Abdikadir plans on attending future input meetings.
The ReEnvisioning Committee will make an official recommendation to the Superintendent in January about which building plan should be put into action. Students have until then to attend input sessions, fill out a survey if it was sent to them, or email Stein ([email protected]) with any input or questions they have about the project.
Vivanco wants students to have as much voice as possible in shaping the school’s future, no matter what plan is chosen.
“It makes sense for us to have a say in the place we visit and inhabit,” Vivanco said. “We are high schoolers, not younger kids who people think need decisions made for them.

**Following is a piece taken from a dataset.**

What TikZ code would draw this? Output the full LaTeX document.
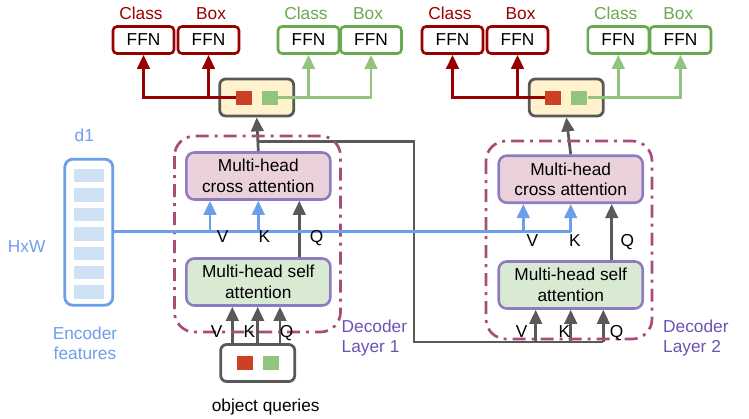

Students would know more about the things that don’t work very well [and] need repair.”
Other students figure the renovations will not directly affect them, and refrain from participating in the discussion about a future BHS.
“I’m not too worried about it,” Emily L’Ecuyer, a BHS Junior, said. “It’s not going to happen while I’m in school. I’ll be graduated by then.”
Mason also recognizes that the renovations will occur after she’s left BHS.
“I feel somewhat disappointed because these renovations won’t happen until I have already graduated high school,” Mason said. “But I do realize that my voice still matters.”
Mason said she did not know about the first student input session, but plans to attend future meetings.
Another meeting was held this Wednesday, December 13 at 8:00 in B206. The details have been released in the school newsletter, and the date was put on the BHS calendar.
Still, no students showed.
Oscar Smith • Dec 21, 2017 at 10:55 pm
Given the district’s long history of ignoring student input, from their initial choice to give students ipads rather than laptops despite overwhelming student and teacher feedback to the contrary, to the decision to remove the ability for middle school students to take Algebra, to the steady removal of honors classes, it makes sense that students have learned not to waste their time attempting to improve their school.